Rosette-shaped Co2Mn3O8 integrated with nanoflower-like Mn–Co LDH anchored on rGO sheets: a bifunctional electrode for advanced supercapacitors and oxygen evolution reaction (OER)

Abstract

Mn–Co layered double hydroxide (LDH) is a promising electrode material for supercapacitor and oxygen evolution reaction (OER) applications due to its unique layered structure with Mn and Co active sites. However, its full potential for supercapacitor and OER applications is underutilized due to its low conductivity and limited availability of active sites.
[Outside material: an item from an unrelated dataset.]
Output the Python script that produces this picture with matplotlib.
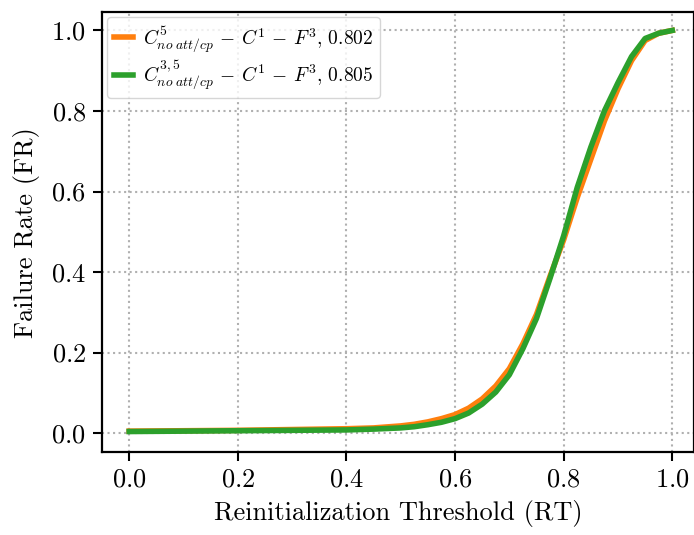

The challenges related to the super capacitive and OER properties of Mn–Co LDH are overcome by combining it with highly redox-active Co₂Mn₃O₈ and highly conductive rGO to form the Mn–Co LDH/rGO/Co₂Mn₃O₈ composite. The hierarchical rosette- and nanoflower-like Mn–Co LDH/rGO/Co₂Mn₃O₈ composite is prepared using a hydrothermal method followed by calcination. Characterization using FESEM, XRD, XPS, and Raman spectroscopy reveals a unique morphology that enhances conductivity and results in improved performance for supercapacitor and OER applications. As a result, the Mn–Co LDH/rGO/Co₂Mn₃O₈ composite demonstrates a high specific capacitance of 2500 F g⁻¹ at 1 A g⁻¹ in a 3 M KOH electrolyte. Furthermore, the asymmetric supercapacitor (ASC) device employing Mn–Co LDH/rGO/Co₂Mn₃O₈ delivers an energy density of 32 Wh kg⁻¹ at a power density of 600 W kg⁻¹. The zinc-ion supercapacitor based on Mn–Co LDH/rGO/Co₂Mn₃O₈ achieves an impressive energy density of 100 Wh kg⁻¹ at a power density of 780 W kg⁻¹. Additionally, Mn–Co LDH/rGO/Co₂Mn₃O₈ performs well for the OER, exhibiting a low overpotential of 218 mV (at 10 mA cm⁻²) and a small Tafel slope of 56.03 mV dec⁻¹ in 0.1 M KOH. This study opens promising prospects for the dual utilization of Mn–Co LDH/rGO/Co₂Mn₃O₈ in supercapacitor and OER applications.